§ **STATED GOAL**: All of the data needs to be repeated exactly.
+++
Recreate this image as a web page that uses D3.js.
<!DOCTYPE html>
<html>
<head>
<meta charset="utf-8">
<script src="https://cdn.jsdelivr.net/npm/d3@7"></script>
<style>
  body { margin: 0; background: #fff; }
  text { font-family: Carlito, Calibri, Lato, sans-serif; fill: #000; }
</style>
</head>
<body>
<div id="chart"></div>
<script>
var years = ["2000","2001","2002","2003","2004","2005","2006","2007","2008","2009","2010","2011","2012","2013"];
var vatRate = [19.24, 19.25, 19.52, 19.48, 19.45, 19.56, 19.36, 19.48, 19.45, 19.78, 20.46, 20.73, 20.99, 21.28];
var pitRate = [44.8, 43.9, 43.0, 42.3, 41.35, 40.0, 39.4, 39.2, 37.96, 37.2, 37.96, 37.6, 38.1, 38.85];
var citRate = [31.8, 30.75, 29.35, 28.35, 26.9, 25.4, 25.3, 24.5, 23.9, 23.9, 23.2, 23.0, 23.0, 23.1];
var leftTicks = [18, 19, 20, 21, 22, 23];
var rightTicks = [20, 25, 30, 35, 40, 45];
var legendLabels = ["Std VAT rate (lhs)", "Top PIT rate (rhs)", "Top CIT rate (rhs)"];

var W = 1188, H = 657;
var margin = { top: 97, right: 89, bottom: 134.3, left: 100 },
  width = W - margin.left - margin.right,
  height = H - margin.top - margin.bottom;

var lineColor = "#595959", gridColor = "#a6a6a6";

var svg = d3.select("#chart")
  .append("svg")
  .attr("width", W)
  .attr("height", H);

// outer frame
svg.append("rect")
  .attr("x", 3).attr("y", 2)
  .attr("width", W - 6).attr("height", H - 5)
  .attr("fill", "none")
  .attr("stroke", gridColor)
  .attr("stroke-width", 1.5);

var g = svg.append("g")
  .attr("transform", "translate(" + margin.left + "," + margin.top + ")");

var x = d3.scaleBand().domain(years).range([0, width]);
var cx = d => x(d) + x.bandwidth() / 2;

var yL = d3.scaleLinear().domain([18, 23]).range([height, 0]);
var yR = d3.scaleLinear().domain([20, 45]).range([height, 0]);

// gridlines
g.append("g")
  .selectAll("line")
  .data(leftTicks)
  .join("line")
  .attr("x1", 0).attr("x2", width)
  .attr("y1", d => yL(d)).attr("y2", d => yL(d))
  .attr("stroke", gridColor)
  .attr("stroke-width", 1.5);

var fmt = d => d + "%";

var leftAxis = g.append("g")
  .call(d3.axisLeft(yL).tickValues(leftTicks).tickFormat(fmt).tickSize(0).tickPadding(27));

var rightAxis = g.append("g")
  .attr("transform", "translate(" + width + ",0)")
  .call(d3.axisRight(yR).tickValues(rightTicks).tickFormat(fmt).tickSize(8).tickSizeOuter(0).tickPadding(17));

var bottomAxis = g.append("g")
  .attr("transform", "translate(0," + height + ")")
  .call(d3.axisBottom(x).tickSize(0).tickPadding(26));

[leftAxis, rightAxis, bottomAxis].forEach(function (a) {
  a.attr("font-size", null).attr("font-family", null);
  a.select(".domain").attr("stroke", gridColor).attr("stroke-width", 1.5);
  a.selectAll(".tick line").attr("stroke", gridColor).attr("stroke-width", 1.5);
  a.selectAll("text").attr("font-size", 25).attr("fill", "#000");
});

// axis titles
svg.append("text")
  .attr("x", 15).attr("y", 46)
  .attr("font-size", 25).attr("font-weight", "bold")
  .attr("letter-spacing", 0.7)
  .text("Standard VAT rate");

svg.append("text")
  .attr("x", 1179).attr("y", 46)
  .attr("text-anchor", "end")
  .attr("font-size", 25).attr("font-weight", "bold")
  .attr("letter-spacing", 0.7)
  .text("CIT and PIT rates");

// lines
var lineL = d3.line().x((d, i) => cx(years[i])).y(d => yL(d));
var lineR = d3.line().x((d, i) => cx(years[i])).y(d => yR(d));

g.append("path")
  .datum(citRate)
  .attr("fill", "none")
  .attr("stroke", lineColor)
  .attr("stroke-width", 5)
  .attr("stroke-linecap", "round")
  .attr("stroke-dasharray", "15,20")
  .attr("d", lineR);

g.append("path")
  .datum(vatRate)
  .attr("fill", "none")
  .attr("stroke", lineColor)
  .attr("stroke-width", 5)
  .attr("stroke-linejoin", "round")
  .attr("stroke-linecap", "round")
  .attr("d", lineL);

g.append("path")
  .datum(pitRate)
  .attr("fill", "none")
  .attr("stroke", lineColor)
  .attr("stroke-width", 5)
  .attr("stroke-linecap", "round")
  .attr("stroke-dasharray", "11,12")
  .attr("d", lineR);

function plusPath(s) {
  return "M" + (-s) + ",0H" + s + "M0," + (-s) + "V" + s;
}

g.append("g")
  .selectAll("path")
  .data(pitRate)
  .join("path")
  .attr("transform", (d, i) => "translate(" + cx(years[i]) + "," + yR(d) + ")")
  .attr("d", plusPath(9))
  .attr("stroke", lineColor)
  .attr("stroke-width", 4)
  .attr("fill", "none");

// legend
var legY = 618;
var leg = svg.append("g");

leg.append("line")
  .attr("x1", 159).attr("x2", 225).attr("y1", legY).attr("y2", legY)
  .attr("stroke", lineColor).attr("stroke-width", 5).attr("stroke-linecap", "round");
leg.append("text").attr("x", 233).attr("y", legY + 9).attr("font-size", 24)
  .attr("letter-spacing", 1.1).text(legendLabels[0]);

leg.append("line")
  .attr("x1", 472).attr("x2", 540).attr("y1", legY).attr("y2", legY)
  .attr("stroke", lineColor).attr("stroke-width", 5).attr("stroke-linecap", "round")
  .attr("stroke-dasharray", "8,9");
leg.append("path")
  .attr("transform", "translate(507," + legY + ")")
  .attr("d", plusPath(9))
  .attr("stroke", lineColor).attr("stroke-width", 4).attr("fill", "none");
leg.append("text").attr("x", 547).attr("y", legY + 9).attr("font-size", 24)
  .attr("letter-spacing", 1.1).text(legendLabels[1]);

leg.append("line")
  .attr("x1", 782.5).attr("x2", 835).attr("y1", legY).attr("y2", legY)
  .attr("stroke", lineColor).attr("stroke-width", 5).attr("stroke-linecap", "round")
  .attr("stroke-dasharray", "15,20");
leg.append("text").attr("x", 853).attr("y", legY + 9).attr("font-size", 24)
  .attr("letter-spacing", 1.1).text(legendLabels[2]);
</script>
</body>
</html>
+++
§ **EXERCISE RESULT**:
Recreate this image as a web page that uses D3.js.
<!DOCTYPE html>
<html>
<head>
<meta charset="utf-8">
<script src="https://cdn.jsdelivr.net/npm/d3@7"></script>
<style>
  body { margin: 0; background: #fff; }
  text { font-family: Carlito, Calibri, Lato, sans-serif; fill: #000; }
</style>
</head>
<body>
<div id="chart"></div>
<script>
var years = ["2000","2001","2002","2003","2004","2005","2006","2007","2008","2009","2010","2011","2012","2013"];
var vatRate = [19.24, 19.25, 19.52, 19.48, 19.45, 19.56, 19.36, 19.48, 19.45, 19.78, 20.46, 20.73, 20.99, 21.28];
var pitRate = [44.8, 43.9, 43.0, 42.3, 41.35, 40.0, 39.4, 39.2, 37.96, 37.2, 37.96, 37.6, 38.1, 38.85];
var citRate = [31.8, 30.75, 29.35, 28.35, 26.9, 25.4, 25.3, 24.5, 23.9, 23.9, 23.2, 23.0, 23.0, 23.1];
var leftTicks = [18, 19, 20, 21, 22, 23];
var rightTicks = [20, 25, 30, 35, 40, 45];
var legendLabels = ["Std VAT rate (lhs)", "Top PIT rate (rhs)", "Top CIT rate (rhs)"];

var W = 1188, H = 657;
var margin = { top: 97, right: 89, bottom: 134.3, left: 100 },
  width = W - margin.left - margin.right,
  height = H - margin.top - margin.bottom;

var lineColor = "#595959", gridColor = "#a6a6a6";

var svg = d3.select("#chart")
  .append("svg")
  .attr("width", W)
  .attr("height", H);

// outer frame
svg.append("rect")
  .attr("x", 3).attr("y", 2)
  .attr("width", W - 6).attr("height", H - 5)
  .attr("fill", "none")
  .attr("stroke", gridColor)
  .attr("stroke-width", 1.5);

var g = svg.append("g")
  .attr("transform", "translate(" + margin.left + "," + margin.top + ")");

var x = d3.scaleBand().domain(years).range([0, width]);
var cx = d => x(d) + x.bandwidth() / 2;

var yL = d3.scaleLinear().domain([18, 23]).range([height, 0]);
var yR = d3.scaleLinear().domain([20, 45]).range([height, 0]);

// gridlines
g.append("g")
  .selectAll("line")
  .data(leftTicks)
  .join("line")
  .attr("x1", 0).attr("x2", width)
  .attr("y1", d => yL(d)).attr("y2", d => yL(d))
  .attr("stroke", gridColor)
  .attr("stroke-width", 1.5);

var fmt = d => d + "%";

var leftAxis = g.append("g")
  .call(d3.axisLeft(yL).tickValues(leftTicks).tickFormat(fmt).tickSize(0).tickPadding(27));

var rightAxis = g.append("g")
  .attr("transform", "translate(" + width + ",0)")
  .call(d3.axisRight(yR).tickValues(rightTicks).tickFormat(fmt).tickSize(8).tickSizeOuter(0).tickPadding(17));

var bottomAxis = g.append("g")
  .attr("transform", "translate(0," + height + ")")
  .call(d3.axisBottom(x).tickSize(0).tickPadding(26));

[leftAxis, rightAxis, bottomAxis].forEach(function (a) {
  a.attr("font-size", null).attr("font-family", null);
  a.select(".domain").attr("stroke", gridColor).attr("stroke-width", 1.5);
  a.selectAll(".tick line").attr("stroke", gridColor).attr("stroke-width", 1.5);
  a.selectAll("text").attr("font-size", 25).attr("fill", "#000");
});

// axis titles
svg.append("text")
  .attr("x", 15).attr("y", 46)
  .attr("font-size", 25).attr("font-weight", "bold")
  .attr("letter-spacing", 0.7)
  .text("Standard VAT rate");

svg.append("text")
  .attr("x", 1179).attr("y", 46)
  .attr("text-anchor", "end")
  .attr("font-size", 25).attr("font-weight", "bold")
  .attr("letter-spacing", 0.7)
  .text("CIT and PIT rates");

// lines
var lineL = d3.line().x((d, i) => cx(years[i])).y(d => yL(d));
var lineR = d3.line().x((d, i) => cx(years[i])).y(d => yR(d));

g.append("path")
  .datum(citRate)
  .attr("fill", "none")
  .attr("stroke", lineColor)
  .attr("stroke-width", 5)
  .attr("stroke-linecap", "round")
  .attr("stroke-dasharray", "15,20")
  .attr("d", lineR);

g.append("path")
  .datum(vatRate)
  .attr("fill", "none")
  .attr("stroke", lineColor)
  .attr("stroke-width", 5)
  .attr("stroke-linejoin", "round")
  .attr("stroke-linecap", "round")
  .attr("d", lineL);

g.append("path")
  .datum(pitRate)
  .attr("fill", "none")
  .attr("stroke", lineColor)
  .attr("stroke-width", 5)
  .attr("stroke-linecap", "round")
  .attr("stroke-dasharray", "11,12")
  .attr("d", lineR);

function plusPath(s) {
  return "M" + (-s) + ",0H" + s + "M0," + (-s) + "V" + s;
}

g.append("g")
  .selectAll("path")
  .data(pitRate)
  .join("path")
  .attr("transform", (d, i) => "translate(" + cx(years[i]) + "," + yR(d) + ")")
  .attr("d", plusPath(9))
  .attr("stroke", lineColor)
  .attr("stroke-width", 4)
  .attr("fill", "none");

// legend
var legY = 618;
var leg = svg.append("g");

leg.append("line")
  .attr("x1", 159).attr("x2", 225).attr("y1", legY).attr("y2", legY)
  .attr("stroke", lineColor).attr("stroke-width", 5).attr("stroke-linecap", "round");
leg.append("text").attr("x", 233).attr("y", legY + 9).attr("font-size", 24)
  .attr("letter-spacing", 1.1).text(legendLabels[0]);

leg.append("line")
  .attr("x1", 472).attr("x2", 540).attr("y1", legY).attr("y2", legY)
  .attr("stroke", lineColor).attr("stroke-width", 5).attr("stroke-linecap", "round")
  .attr("stroke-dasharray", "8,9");
leg.append("path")
  .attr("transform", "translate(507," + legY + ")")
  .attr("d", plusPath(9))
  .attr("stroke", lineColor).attr("stroke-width", 4).attr("fill", "none");
leg.append("text").attr("x", 547).attr("y", legY + 9).attr("font-size", 24)
  .attr("letter-spacing", 1.1).text(legendLabels[1]);

leg.append("line")
  .attr("x1", 782.5).attr("x2", 835).attr("y1", legY).attr("y2", legY)
  .attr("stroke", lineColor).attr("stroke-width", 5).attr("stroke-linecap", "round")
  .attr("stroke-dasharray", "15,20");
leg.append("text").attr("x", 853).attr("y", legY + 9).attr("font-size", 24)
  .attr("letter-spacing", 1.1).text(legendLabels[2]);
</script>
</body>
</html>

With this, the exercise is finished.